Corrijam-me se eu estiver errado, mas até onde eu sei, o Irã não se envolveu, por iniciativa própria, em quase guerra nenhuma desde que Xerxes tentou invadir a Grécia, há mais de dois mil anos. Nos últimos 50 anos, a Europa quase destruiu o mundo, matando dezenas de milhões de seres humanos. Os EUA patrocinaram golpes de Estado em todo planeta, invadiram países, mataram milhões de inocentes. Logo ali, ao lado do Irã, os EUA já mataram mais de 1 milhão de iraquianos nos últimos oito anos, provocando um tremendo desequilíbrio no oriente médio. Os moderados árabes e persas que pregavam diálogo com o ocidente foram desmoralizados pela brutalidade assassina dos falcões ianques. E perderam eleições.
Podíamos ir longe e recordar o golpe de 1953, patrocinado pela CIA, que derrubou um regime laico e democráticos, como início do endurecimento político da política iraniana. Mas há fatos mais recentes. A invasão do Iraque, por exemplo, que deu força à linha dura iraniana. O Irã também tem sua indústria bélica doméstica. Também tem seus linhas duras. Seus falcões de guerra. Com a guerra no Iraque, eles ganharam forças. O país aumentou gastos militares. Fechou-se politicamente. Ampliou a repressão a movimentos de oposição, com vistas a manter o regime coeso. É um movimento natural. Em tempos de guerra, a democracia sempre perde. Dá ânsia de vômito ver os Estados Unidos invadirem o Iraque, violando todas as leis internacionais, e depois virem cobrar abertura política no Irã e pintar o país como o vilão do mundo.
O Irã não tem mísseis de longo alcance. Não tem armas nucleares. Não tem armas químicas. É um país militarmente fraco. Sua força reside embaixo da terra, nas suas gigantescas jazidas de petróleo. É disso que estamos falando.

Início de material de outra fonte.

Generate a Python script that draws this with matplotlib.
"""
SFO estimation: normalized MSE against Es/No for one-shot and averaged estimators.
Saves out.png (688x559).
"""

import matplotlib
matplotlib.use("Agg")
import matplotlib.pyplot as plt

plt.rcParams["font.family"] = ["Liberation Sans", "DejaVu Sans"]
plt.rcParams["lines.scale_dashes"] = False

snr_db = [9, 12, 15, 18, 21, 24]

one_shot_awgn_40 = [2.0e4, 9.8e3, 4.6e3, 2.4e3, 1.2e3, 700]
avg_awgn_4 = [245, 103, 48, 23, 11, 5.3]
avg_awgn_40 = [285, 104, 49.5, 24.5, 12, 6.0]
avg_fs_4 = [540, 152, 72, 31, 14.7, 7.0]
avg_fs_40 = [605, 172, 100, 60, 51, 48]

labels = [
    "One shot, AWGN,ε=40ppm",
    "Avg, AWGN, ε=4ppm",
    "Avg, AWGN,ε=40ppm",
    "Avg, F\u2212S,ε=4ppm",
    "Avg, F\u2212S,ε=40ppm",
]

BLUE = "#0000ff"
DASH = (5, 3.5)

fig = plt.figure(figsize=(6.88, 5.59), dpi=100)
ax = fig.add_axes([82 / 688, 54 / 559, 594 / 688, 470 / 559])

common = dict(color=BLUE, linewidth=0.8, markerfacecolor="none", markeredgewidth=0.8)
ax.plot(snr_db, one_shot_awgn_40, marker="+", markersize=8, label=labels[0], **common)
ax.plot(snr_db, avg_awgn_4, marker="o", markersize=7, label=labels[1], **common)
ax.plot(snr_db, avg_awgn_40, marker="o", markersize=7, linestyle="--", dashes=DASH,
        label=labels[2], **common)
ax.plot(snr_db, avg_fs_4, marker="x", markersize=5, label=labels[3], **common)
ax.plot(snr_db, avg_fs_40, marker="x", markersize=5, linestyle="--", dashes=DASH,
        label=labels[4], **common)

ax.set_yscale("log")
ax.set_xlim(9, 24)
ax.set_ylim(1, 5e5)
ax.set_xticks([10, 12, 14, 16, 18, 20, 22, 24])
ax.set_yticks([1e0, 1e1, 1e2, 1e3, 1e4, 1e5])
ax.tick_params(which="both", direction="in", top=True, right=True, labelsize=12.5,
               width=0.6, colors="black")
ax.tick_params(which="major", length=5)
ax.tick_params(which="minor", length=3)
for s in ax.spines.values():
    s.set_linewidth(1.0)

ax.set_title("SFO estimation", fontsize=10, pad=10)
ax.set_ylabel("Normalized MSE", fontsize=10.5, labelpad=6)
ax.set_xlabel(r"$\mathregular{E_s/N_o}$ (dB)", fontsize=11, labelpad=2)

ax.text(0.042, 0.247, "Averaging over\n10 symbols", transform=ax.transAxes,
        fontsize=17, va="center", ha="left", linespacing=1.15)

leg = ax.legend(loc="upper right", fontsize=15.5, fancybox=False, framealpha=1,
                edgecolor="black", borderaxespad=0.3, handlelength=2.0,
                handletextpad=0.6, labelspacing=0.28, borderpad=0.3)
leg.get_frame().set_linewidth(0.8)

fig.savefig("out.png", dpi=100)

Toda a encenação diplomática dos EUA visa derrubar o atual regime iraniano, que é fechado, autoritário, cruel, mas nacionalista e independente, para botar um aliado que aceite vender petróleo a baixo preço às refinarias ocidentais.

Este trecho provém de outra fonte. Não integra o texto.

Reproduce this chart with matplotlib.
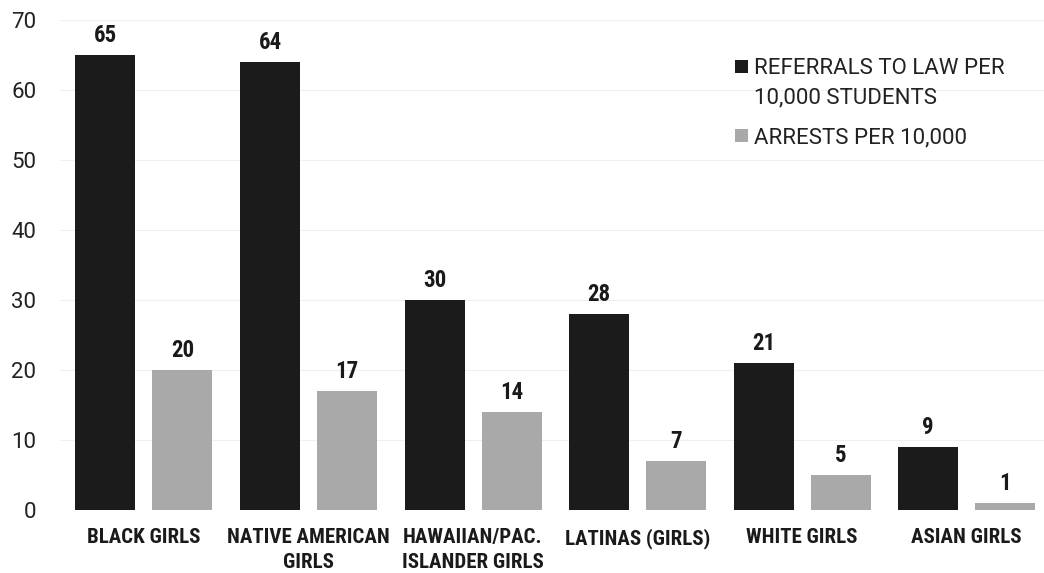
import matplotlib
matplotlib.use("Agg")
import matplotlib.pyplot as plt
from matplotlib.patches import Rectangle
import numpy as np

categorias = ["BLACK GIRLS", "NATIVE AMERICAN\nGIRLS", "HAWAIIAN/PAC.\nISLANDER GIRLS",
              "LATINAS (GIRLS)", "WHITE GIRLS", "ASIAN GIRLS"]
referrals = [65, 64, 30, 28, 21, 9]
arrests = [20, 17, 14, 7, 5, 1]
yticks = [0, 10, 20, 30, 40, 50, 60, 70]
series = ["REFERRALS TO LAW PER\n10,000 STUDENTS", "ARRESTS PER 10,000"]

NEGRO = "#1b1b1b"
GRIS = "#a9a9a9"
COND = ["Roboto Condensed", "DejaVu Sans"]
TEXTO = ["Roboto", "DejaVu Sans"]
W, H = 1044, 573

fig = plt.figure(figsize=(W / 100, H / 100), dpi=100)
ax = fig.add_axes([0.0575, 0.110, 0.9425, 0.855])

x = np.arange(len(categorias))
w = 0.365
off = 0.234
b1 = ax.bar(x - off, referrals, w, color=NEGRO, zorder=2)
b2 = ax.bar(x + off, arrests, w, color=GRIS, zorder=2)

# etiquetas de valor sobre cada barra
for barras, vals in ((b1, referrals), (b2, arrests)):
    for b, v in zip(barras, vals):
        ax.annotate(f"{v}", (b.get_x() + b.get_width() / 2, v), xytext=(0, 6),
                    textcoords="offset points", ha="center", va="bottom",
                    fontsize=16.5, fontweight="bold", family=COND, color="#1a1a1a")

ax.set_xlim(-0.51, 5.47)
ax.set_ylim(0, 70)
ax.set_yticks(yticks)
ax.set_yticklabels([str(t) for t in yticks], family=TEXTO, fontsize=16, color="#222222")
ax.set_xticks(x)
ax.set_xticklabels(categorias, family=COND, fontsize=15, fontweight="bold",
                   color="#1a1a1a", linespacing=1.4)
ax.tick_params(axis="both", length=0)
ax.tick_params(axis="x", pad=13)
ax.tick_params(axis="y", pad=17)
ax.grid(axis="y", color="#efefef", linewidth=0.8, zorder=0)
for s in ax.spines.values():
    s.set_visible(False)

# leyenda a mano: el cuadro va alineado con la primera linea del texto
def px(xp, yp):
    return xp / W, 1 - yp / H

y_lin = 74
for nombre, color in zip(series, (NEGRO, GRIS)):
    lineas = nombre.split("\n")
    sx, sy = px(735, y_lin - 1)
    fig.add_artist(Rectangle((sx, sy), 13 / W, 13 / H, transform=fig.transFigure,
                             color=color, linewidth=0))
    for k, linea in enumerate(lineas):
        tx, ty = px(754, y_lin + 29 * k)
        fig.text(tx, ty, linea, family=TEXTO, fontsize=16, color="#222222",
                 ha="left", va="baseline")
    y_lin += 29 * (len(lineas) - 1) + 40

fig.savefig("out.png", dpi=100, facecolor="white")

Outra coisa que é preciso esclarecer. É equivocado conceitualmente falar que a esquerda adora o Irã e a direita odeia. A esquerda democrática não tem nada a ver com a teocracia iraniana. O regime político iraniano não é de esquerda. É conservador. A teocracia iraniana nasceu da costela da ditadura de direita nascida após um golpe de Estado patrocinado pelos Estados Unidos, durante a qual a esquerda organizada, trabalhista, sindical, foi simplesmente dizimada. Restaram só os padrecos islâmicos. Que se organizaram, pegaram em armas e tomaram o poder. A esquerda iraniana não existe.
Não se pode confundir, porém, a defesa de princípios de autodeterminação e soberania com louvação besta do regime iraniano. O Irã tem problemas gravíssimos. Mas eles serão resolvidos internamente, pelos próprios iranianos. Qualquer interferência externa, já está provado, só atrapalha.
Os iranianos são inteligentes, combativos e orgulhosos e tem plena condição de evoluir politicamente com suas próprias pernas. Se a comunidade internacional quer ajudar algum país, se as dondocas de Ipanema estão preocupadas com direitos humanos, eu aconselharia voltar sua atenção para alguns países africanos, para o Haiti, ou para a baixada fluminense, onde há pessoas em situação muito mais triste do que no Irã.